(Task to complete) Retype the whole listing verbatim and keep the pictures out of it.

>> Start

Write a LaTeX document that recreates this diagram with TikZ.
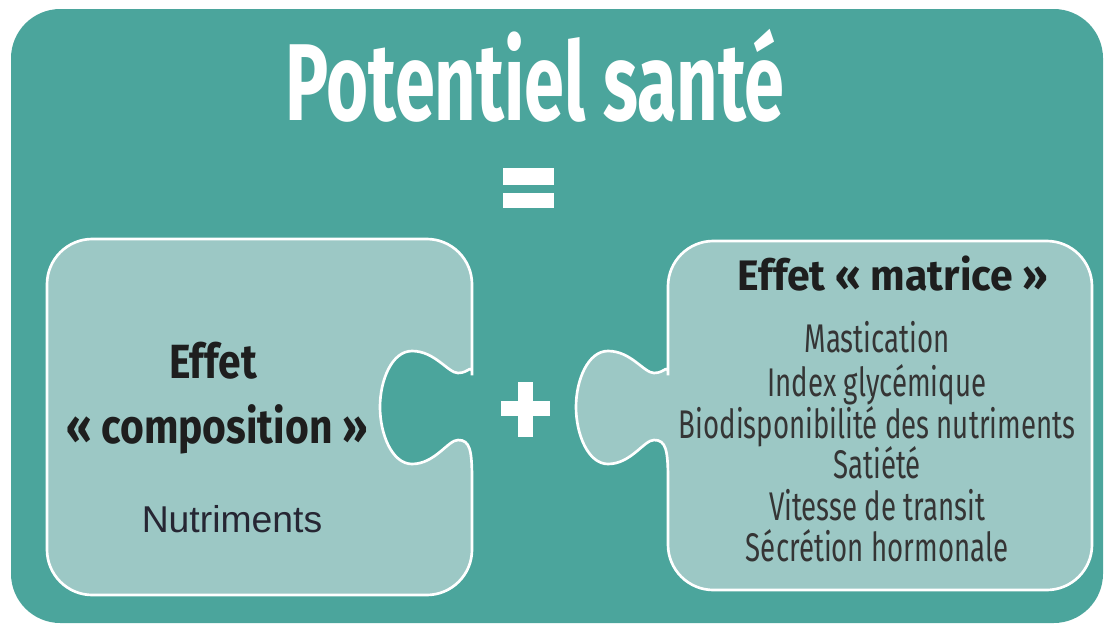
\documentclass[tikz,border=0pt]{standalone}
\usepackage{fontspec}
\setmainfont{Liberation Sans}
\newfontfamily\titlefont[FakeStretch=0.66]{Fira Sans}
\newfontfamily\headfont[FakeStretch=0.85]{Fira Sans}
\newfontfamily\wideheadfont[FakeStretch=0.96]{Fira Sans}
\newfontfamily\listfont[FakeStretch=0.69]{Fira Sans}

\definecolor{tealbg}{HTML}{4BA59C}
\definecolor{piecefill}{HTML}{9CC8C5}
\definecolor{inktext}{HTML}{1E1E1E}
\definecolor{nutrtext}{HTML}{262633}

% one puzzle knob on a vertical edge at x = #1, run from top to bottom
\newcommand{\knob}[1]{.. controls (#1,362) and ({#1-2},373) .. ({#1-14},373)
  .. controls ({#1-24},373) and ({#1-37},351) .. ({#1-60},351)
  .. controls ({#1-80},351) and ({#1-92},380) .. ({#1-92},407)
  .. controls ({#1-92},434) and ({#1-80},464) .. ({#1-60},464)
  .. controls ({#1-37},464) and ({#1-24},440) .. ({#1-14},440)
  .. controls ({#1-2},440) and (#1,450) .. (#1,480)}

\begin{document}
\begin{tikzpicture}[x=0.75pt, y=-0.75pt,
    piece/.style={fill=piecefill, draw=white, line width=2pt},
    sign/.style={fill=white},
    head/.style={font=\headfont\bfseries\fontsize{#1}{#1}\selectfont, text=inktext},
    item/.style={font=\listfont\fontsize{30}{32}\selectfont, text=inktext!90}]
  \useasboundingbox (0,0) rectangle (1105,628);
  \fill [tealbg, rounded corners=37pt] (11,9) rectangle (1103,623);

  % the two pieces
  \draw [piece] (472,480) [rounded corners=34pt] -- (472,595) -- (47,595)
    -- (47,239) -- (472,239) -- (472,330) [sharp corners] \knob{472} -- cycle;
  \draw [piece] (668,480) [rounded corners=34pt] -- (668,590) -- (1092,590)
    -- (1092,241) -- (668,241) -- (668,330) [sharp corners] \knob{668} -- cycle;

  % = and +
  \fill [sign] (503,168) rectangle (554,185);
  \fill [sign] (503,193) rectangle (554,208);
  \fill [sign] (501,401) rectangle (550,416);
  \fill [sign] (518,382) rectangle (533,437);

  \node (title) at (535,120) [anchor=base, text=white,
    font=\titlefont\bfseries\fontsize{82}{84}\selectfont] {Potentiel santé};

  \node (effet) at (213,378) [anchor=base, head=36] {Effet};
  \node (compo) at (217,443) [anchor=base, head=36] {« composition »};
  \node (nutri) at (232,532) [anchor=base, text=nutrtext,
    font=\fontsize{28}{30}\selectfont] {Nutriments};

  \node (matrice) at (893,290) [anchor=base, text=inktext,
    font=\wideheadfont\bfseries\fontsize{32}{34}\selectfont] {Effet « matrice »};
  \node (mast) at (877,352) [anchor=base, item] {Mastication};
  \node (index) at (877,396) [anchor=base, item] {Index glycémique};
  \node (biodisp) at (877,438) [anchor=base, item] {Biodisponibilité des nutriments};
  \node (satiete) at (877,478) [anchor=base, item] {Satiété};
  \node (vitesse) at (877,520) [anchor=base, item] {Vitesse de transit};
  \node (secretion) at (877,561) [anchor=base, item] {Sécrétion hormonale};
\end{tikzpicture}
\end{document}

>> End

(Finished task)
Write a LaTeX document that recreates this diagram with TikZ.
\documentclass[tikz,border=0pt]{standalone}
\usepackage{fontspec}
\setmainfont{Liberation Sans}
\newfontfamily\titlefont[FakeStretch=0.66]{Fira Sans}
\newfontfamily\headfont[FakeStretch=0.85]{Fira Sans}
\newfontfamily\wideheadfont[FakeStretch=0.96]{Fira Sans}
\newfontfamily\listfont[FakeStretch=0.69]{Fira Sans}

\definecolor{tealbg}{HTML}{4BA59C}
\definecolor{piecefill}{HTML}{9CC8C5}
\definecolor{inktext}{HTML}{1E1E1E}
\definecolor{nutrtext}{HTML}{262633}

% one puzzle knob on a vertical edge at x = #1, run from top to bottom
\newcommand{\knob}[1]{.. controls (#1,362) and ({#1-2},373) .. ({#1-14},373)
  .. controls ({#1-24},373) and ({#1-37},351) .. ({#1-60},351)
  .. controls ({#1-80},351) and ({#1-92},380) .. ({#1-92},407)
  .. controls ({#1-92},434) and ({#1-80},464) .. ({#1-60},464)
  .. controls ({#1-37},464) and ({#1-24},440) .. ({#1-14},440)
  .. controls ({#1-2},440) and (#1,450) .. (#1,480)}

\begin{document}
\begin{tikzpicture}[x=0.75pt, y=-0.75pt,
    piece/.style={fill=piecefill, draw=white, line width=2pt},
    sign/.style={fill=white},
    head/.style={font=\headfont\bfseries\fontsize{#1}{#1}\selectfont, text=inktext},
    item/.style={font=\listfont\fontsize{30}{32}\selectfont, text=inktext!90}]
  \useasboundingbox (0,0) rectangle (1105,628);
  \fill [tealbg, rounded corners=37pt] (11,9) rectangle (1103,623);

  % the two pieces
  \draw [piece] (472,480) [rounded corners=34pt] -- (472,595) -- (47,595)
    -- (47,239) -- (472,239) -- (472,330) [sharp corners] \knob{472} -- cycle;
  \draw [piece] (668,480) [rounded corners=34pt] -- (668,590) -- (1092,590)
    -- (1092,241) -- (668,241) -- (668,330) [sharp corners] \knob{668} -- cycle;

  % = and +
  \fill [sign] (503,168) rectangle (554,185);
  \fill [sign] (503,193) rectangle (554,208);
  \fill [sign] (501,401) rectangle (550,416);
  \fill [sign] (518,382) rectangle (533,437);

  \node (title) at (535,120) [anchor=base, text=white,
    font=\titlefont\bfseries\fontsize{82}{84}\selectfont] {Potentiel santé};

  \node (effet) at (213,378) [anchor=base, head=36] {Effet};
  \node (compo) at (217,443) [anchor=base, head=36] {« composition »};
  \node (nutri) at (232,532) [anchor=base, text=nutrtext,
    font=\fontsize{28}{30}\selectfont] {Nutriments};

  \node (matrice) at (893,290) [anchor=base, text=inktext,
    font=\wideheadfont\bfseries\fontsize{32}{34}\selectfont] {Effet « matrice »};
  \node (mast) at (877,352) [anchor=base, item] {Mastication};
  \node (index) at (877,396) [anchor=base, item] {Index glycémique};
  \node (biodisp) at (877,438) [anchor=base, item] {Biodisponibilité des nutriments};
  \node (satiete) at (877,478) [anchor=base, item] {Satiété};
  \node (vitesse) at (877,520) [anchor=base, item] {Vitesse de transit};
  \node (secretion) at (877,561) [anchor=base, item] {Sécrétion hormonale};
\end{tikzpicture}
\end{document}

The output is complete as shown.